@heapdump is Patrick Lindenberg the dev of Lindenberg maker of F.I. Neo
Ah ok, sorry! Then yes, it should definitely be fixable; the best would be to try to get a good way to reproduce the problem and open an issue on his github. In my screen capture above though, to Patrick’s defense, his module was connected to others that perhaps we sending transient NANs etc, so it would need more testing to make sure where exactly the problem originates.

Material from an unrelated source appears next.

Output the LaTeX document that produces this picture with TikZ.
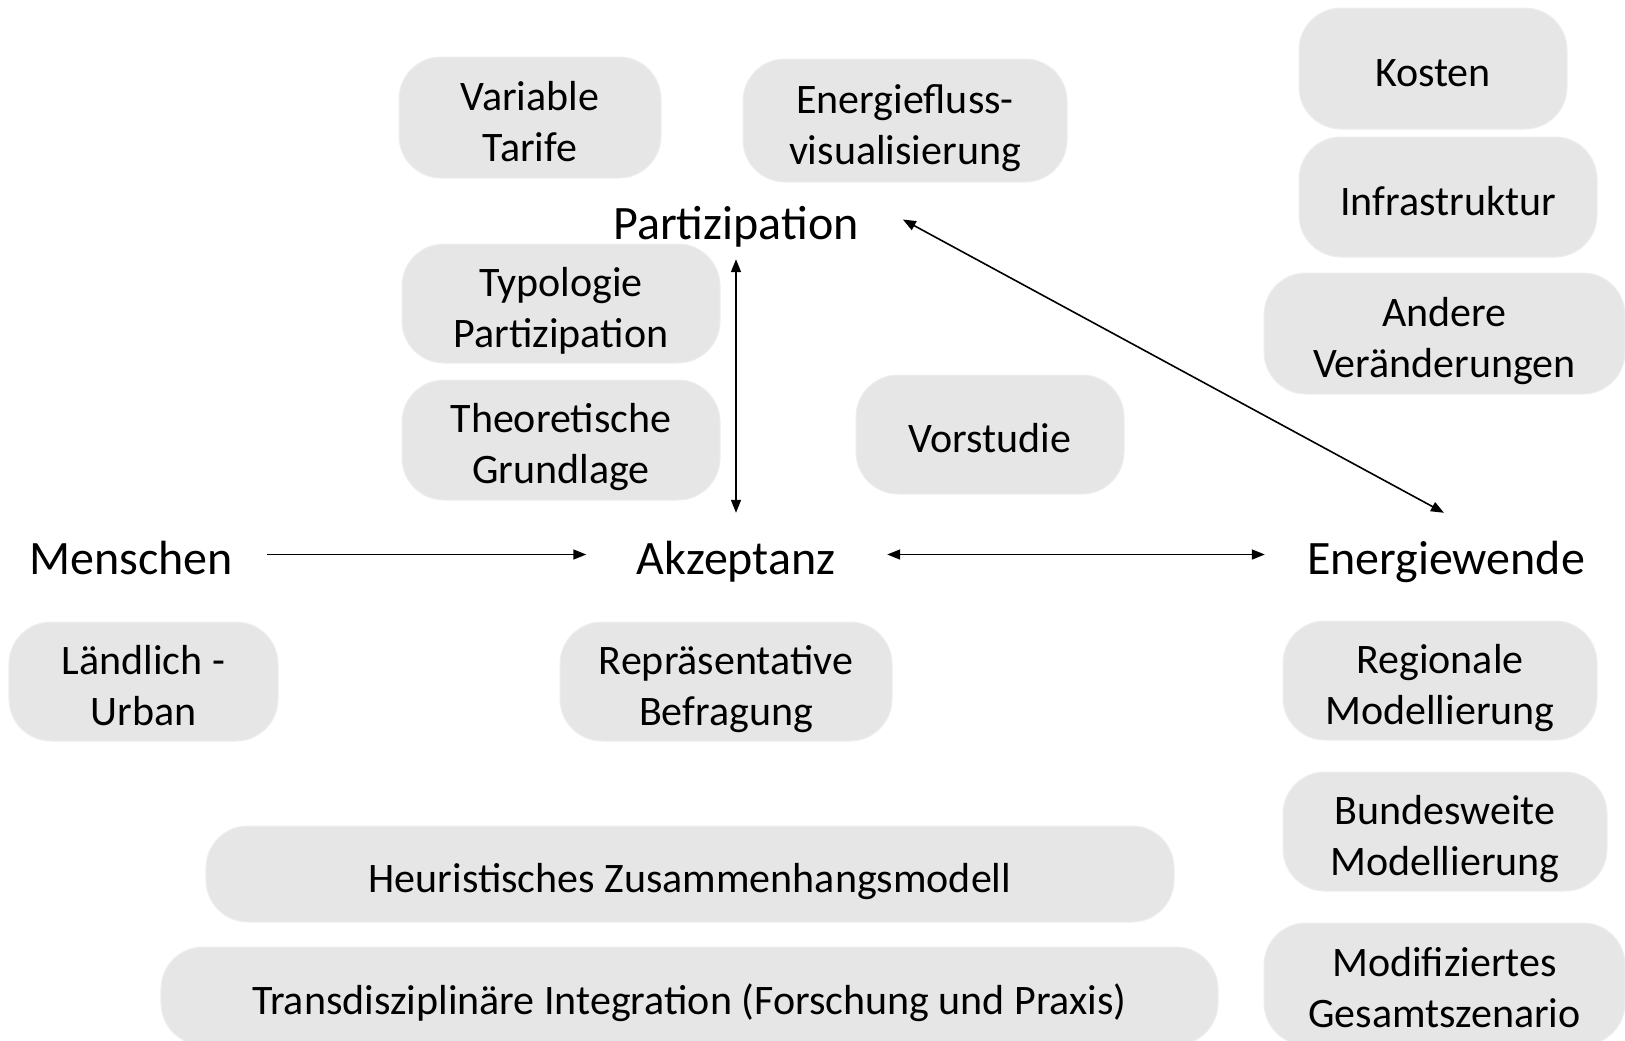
\documentclass[tikz,border=0pt]{standalone}
\usepackage{fontspec}
\setmainfont{Carlito}
\usetikzlibrary{arrows.meta}
\definecolor{boxfill}{RGB}{230,230,230}
\definecolor{boxline}{RGB}{238,238,238}
\newcommand\pilltext[1]{\setbox0\hbox{\begin{tabular}{@{}c@{}}#1\end{tabular}}\ht0=\dimexpr\ht0+16bp\relax\box0}
\begin{document}
\begin{tikzpicture}[x=1bp,y=-1bp,
 pill/.style={rectangle, rounded corners=42bp, fill=boxfill, draw=boxline, line width=1bp, inner sep=0pt, font=\fontsize{42bp}{51bp}\selectfont},
 lbl/.style={inner sep=0pt, text height=40bp, text depth=1bp, font=\fontsize{48bp}{58bp}\selectfont},
 tip/.tip={Triangle[length=13bp,width=10bp]},
 arr/.style={line width=1.6bp, -tip},
 darr/.style={line width=1.6bp, tip-tip}]
\useasboundingbox (0,0) rectangle (1625,1040);
\clip (0,0) rectangle (1625,1040);
% boxes
\node[pill, minimum width=262bp, minimum height=121bp] (vt) at (530,117.5) {\pilltext{Variable\\Tarife}};
\node[pill, minimum width=324bp, minimum height=123bp] (ef) at (905,120.5) {\pilltext{Energiefluss-\\visualisierung}};
\node[pill, minimum width=318bp, minimum height=119bp] (tp) at (561,303.5) {\pilltext{Typologie\\Partizipation}};
\node[pill, minimum width=318bp, minimum height=120bp] (tg) at (561,440) {\pilltext{Theoretische\\Grundlage}};
\node[pill, minimum width=268bp, minimum height=119bp] (vs) at (990,434.5) {\pilltext{Vorstudie}};
\node[pill, minimum width=268bp, minimum height=121bp] (ko) at (1433,68.5) {\pilltext{Kosten}};
\node[pill, minimum width=298bp, minimum height=120bp] (is) at (1448,197) {\pilltext{Infrastruktur}};
\node[pill, minimum width=361bp, minimum height=121bp] (av) at (1444.5,333.5) {\pilltext{Andere\\Veränderungen}};
\node[pill, minimum width=269bp, minimum height=119bp] (lu) at (143.5,681.5) {\pilltext{Ländlich -\\Urban}};
\node[pill, minimum width=332bp, minimum height=119bp] (rb) at (726,681.5) {\pilltext{Repräsentative\\Befragung}};
\node[pill, minimum width=314bp, minimum height=119bp] (rm) at (1440,680.5) {\pilltext{Regionale\\Modellierung}};
\node[pill, minimum width=324bp, minimum height=119bp] (bm) at (1445,831.5) {\pilltext{Bundesweite\\Modellierung}};
\node[pill, minimum width=361bp, minimum height=122bp] (mg) at (1444.5,984) {\pilltext{Modifiziertes\\Gesamtszenario}};
\node[pill, minimum width=968bp, minimum height=96bp] (hz) at (690,874) {\pilltext{Heuristisches Zusammenhangsmodell}};
\node[pill, minimum width=1057bp, minimum height=98bp] (td) at (689.5,996) {\pilltext{Transdisziplinäre Integration (Forschung und Praxis)}};
% labels
\node[lbl, anchor=base] (p) at (736,239) {Partizipation};
\node[lbl, anchor=base] (a) at (736,574) {Akzeptanz};
\node[lbl, anchor=base] (m) at (131,574) {Menschen};
\node[lbl, anchor=base] (e) at (1446,574) {Energiewende};
% connectors
\draw[arr] ([xshift=34bp]m.east) -- ([xshift=-50bp]a.west);
\draw[darr] ([yshift=-19bp]p.south) -- ([yshift=21bp]a.north);
\draw[darr] ([xshift=51.5bp]a.east) -- ([xshift=-42bp]e.west);
\draw[darr] ([xshift=44bp]p.east) -- ([xshift=-2bp,yshift=21bp]e.north);
\end{tikzpicture}
\end{document}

You posted int clamp(int, int, int)
.
float clamp(float, float, float)
is defined with fmin/fmax
, so it protects against NaNs.
Ah, true, my bad. Glad to see the float clamp will work then
Maybe it’s my fault in some cases. I figured out that Neo can cause NaN’s in some seldom cases, I don’t know why, but it seems that it’s some bug in the math model. BUT: It happens only on startup for a short period and then it continues with valid numbers; also on my tests it happened rather seldom and is not reproduce able, which makes it hard to find the bug. :-/ Will do some further tests today…
Hi all,
after a lot of stress-tests I figured out that Neo can output some bad numbers on startup. For a short time the filter outputs some very high numbers around +/- 10^12 but I didn’t find any case where it outputs some NaN’s. But it caused to crash Sangster which can’t handle that big numbers correct. Maybe also other modules cannot handle that malformed numbers and react with NaN.
It’s fixed in the upcoming version 1.3.0 and I/Os protected now.